## [Input records]
================================

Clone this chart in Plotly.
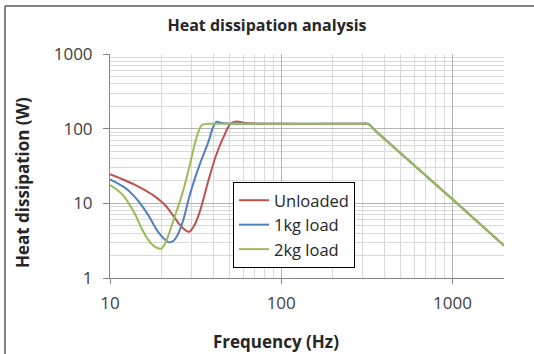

================================

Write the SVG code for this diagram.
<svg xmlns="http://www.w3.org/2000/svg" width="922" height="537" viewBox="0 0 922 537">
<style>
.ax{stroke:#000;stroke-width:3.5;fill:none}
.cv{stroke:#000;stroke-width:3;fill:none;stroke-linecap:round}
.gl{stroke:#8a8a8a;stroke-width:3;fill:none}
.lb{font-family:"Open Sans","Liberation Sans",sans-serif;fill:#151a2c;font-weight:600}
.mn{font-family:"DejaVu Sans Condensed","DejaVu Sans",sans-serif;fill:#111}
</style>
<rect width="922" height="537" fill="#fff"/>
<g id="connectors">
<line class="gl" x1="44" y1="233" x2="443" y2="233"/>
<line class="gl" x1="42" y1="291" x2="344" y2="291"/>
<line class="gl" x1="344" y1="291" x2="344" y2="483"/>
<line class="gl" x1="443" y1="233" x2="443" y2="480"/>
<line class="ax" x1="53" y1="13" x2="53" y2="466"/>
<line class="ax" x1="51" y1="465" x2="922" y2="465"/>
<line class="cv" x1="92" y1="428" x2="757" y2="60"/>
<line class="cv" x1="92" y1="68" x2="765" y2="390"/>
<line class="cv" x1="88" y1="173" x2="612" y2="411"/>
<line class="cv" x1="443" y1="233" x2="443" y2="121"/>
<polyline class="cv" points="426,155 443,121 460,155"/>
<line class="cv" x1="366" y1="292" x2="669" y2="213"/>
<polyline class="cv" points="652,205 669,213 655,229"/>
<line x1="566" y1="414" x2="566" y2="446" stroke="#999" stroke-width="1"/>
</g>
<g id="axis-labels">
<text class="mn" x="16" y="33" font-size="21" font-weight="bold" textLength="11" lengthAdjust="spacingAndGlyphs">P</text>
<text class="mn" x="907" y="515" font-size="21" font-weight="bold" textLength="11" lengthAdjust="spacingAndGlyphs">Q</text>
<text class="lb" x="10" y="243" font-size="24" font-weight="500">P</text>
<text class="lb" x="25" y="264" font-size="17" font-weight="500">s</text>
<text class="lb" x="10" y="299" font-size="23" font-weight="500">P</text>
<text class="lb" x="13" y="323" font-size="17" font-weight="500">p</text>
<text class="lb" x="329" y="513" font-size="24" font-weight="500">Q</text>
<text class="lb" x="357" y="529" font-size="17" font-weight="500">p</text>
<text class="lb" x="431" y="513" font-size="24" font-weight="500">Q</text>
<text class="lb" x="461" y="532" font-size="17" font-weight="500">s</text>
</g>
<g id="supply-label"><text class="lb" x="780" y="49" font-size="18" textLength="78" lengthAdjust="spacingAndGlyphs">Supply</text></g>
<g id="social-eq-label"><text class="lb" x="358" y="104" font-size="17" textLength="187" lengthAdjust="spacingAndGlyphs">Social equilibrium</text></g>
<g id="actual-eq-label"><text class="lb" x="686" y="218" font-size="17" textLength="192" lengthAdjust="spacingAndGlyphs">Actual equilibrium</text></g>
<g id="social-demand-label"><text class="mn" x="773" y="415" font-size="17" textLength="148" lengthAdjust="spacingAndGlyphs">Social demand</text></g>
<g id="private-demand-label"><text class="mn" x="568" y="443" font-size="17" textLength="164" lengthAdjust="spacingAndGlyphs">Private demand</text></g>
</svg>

================================

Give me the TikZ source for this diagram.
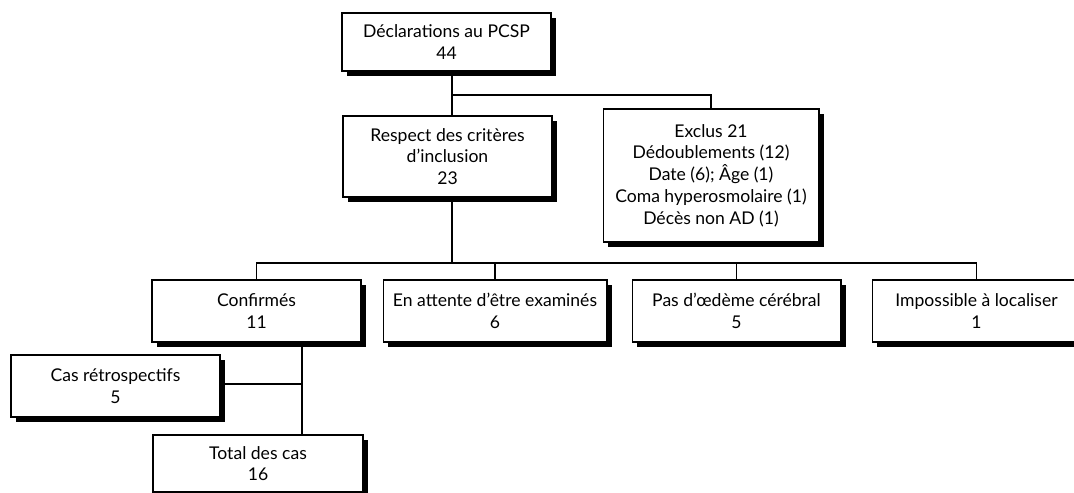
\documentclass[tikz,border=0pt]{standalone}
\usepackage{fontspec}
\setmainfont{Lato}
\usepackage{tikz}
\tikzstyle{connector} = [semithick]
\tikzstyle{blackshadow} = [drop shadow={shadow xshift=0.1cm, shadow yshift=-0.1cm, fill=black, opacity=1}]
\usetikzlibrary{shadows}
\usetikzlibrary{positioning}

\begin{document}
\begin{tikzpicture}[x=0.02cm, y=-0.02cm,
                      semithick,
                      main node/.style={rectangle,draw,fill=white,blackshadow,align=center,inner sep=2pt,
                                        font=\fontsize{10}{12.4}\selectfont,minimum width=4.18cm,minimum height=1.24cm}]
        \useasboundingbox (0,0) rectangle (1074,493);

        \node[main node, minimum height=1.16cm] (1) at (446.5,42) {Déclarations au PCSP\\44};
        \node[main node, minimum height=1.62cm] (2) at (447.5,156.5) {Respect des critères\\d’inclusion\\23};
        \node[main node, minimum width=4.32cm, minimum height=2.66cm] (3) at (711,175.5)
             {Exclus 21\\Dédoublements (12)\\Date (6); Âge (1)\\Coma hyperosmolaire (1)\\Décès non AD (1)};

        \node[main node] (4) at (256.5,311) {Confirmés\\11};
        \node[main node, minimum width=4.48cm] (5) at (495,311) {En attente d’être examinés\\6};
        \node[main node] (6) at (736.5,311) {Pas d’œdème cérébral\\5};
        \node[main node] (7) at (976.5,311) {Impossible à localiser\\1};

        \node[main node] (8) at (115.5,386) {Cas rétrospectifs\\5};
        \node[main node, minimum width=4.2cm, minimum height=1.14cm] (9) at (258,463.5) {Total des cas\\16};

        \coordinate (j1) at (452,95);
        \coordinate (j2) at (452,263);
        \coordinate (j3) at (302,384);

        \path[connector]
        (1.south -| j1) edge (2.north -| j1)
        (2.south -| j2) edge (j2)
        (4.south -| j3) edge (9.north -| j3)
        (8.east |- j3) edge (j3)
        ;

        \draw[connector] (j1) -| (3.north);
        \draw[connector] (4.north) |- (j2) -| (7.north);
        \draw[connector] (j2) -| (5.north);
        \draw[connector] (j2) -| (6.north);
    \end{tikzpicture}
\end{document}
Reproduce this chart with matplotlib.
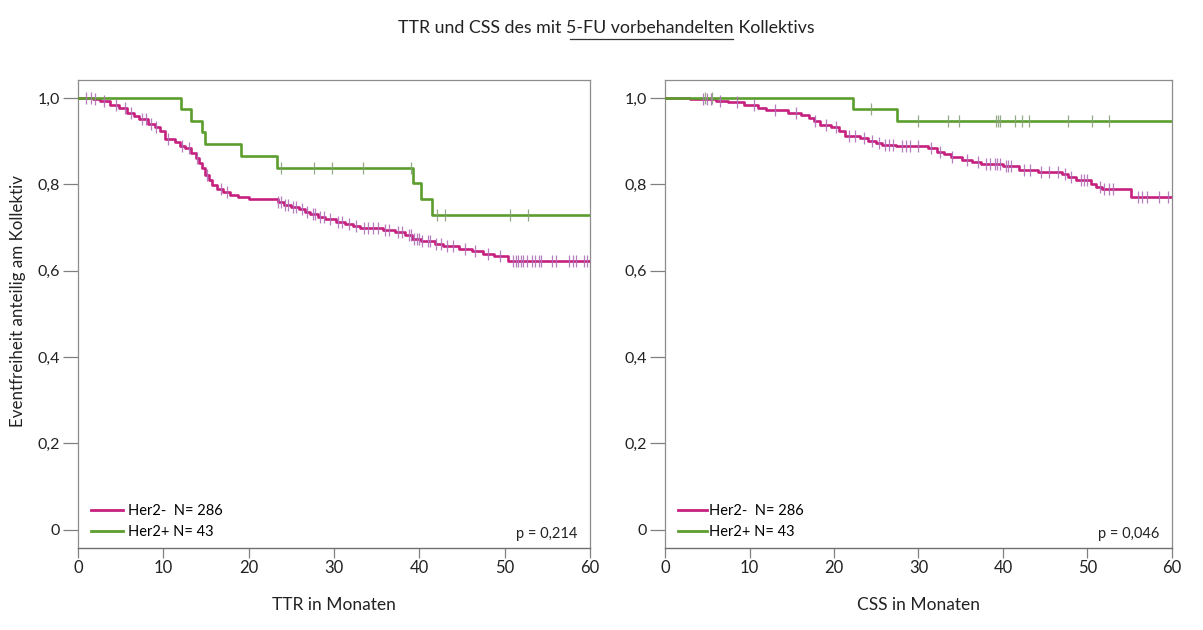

================================

From the listing above, copy every line that holds the string "this".

## [The completed task]
Clone this chart in Plotly.
Write the SVG code for this diagram.
Give me the TikZ source for this diagram.
Reproduce this chart with matplotlib.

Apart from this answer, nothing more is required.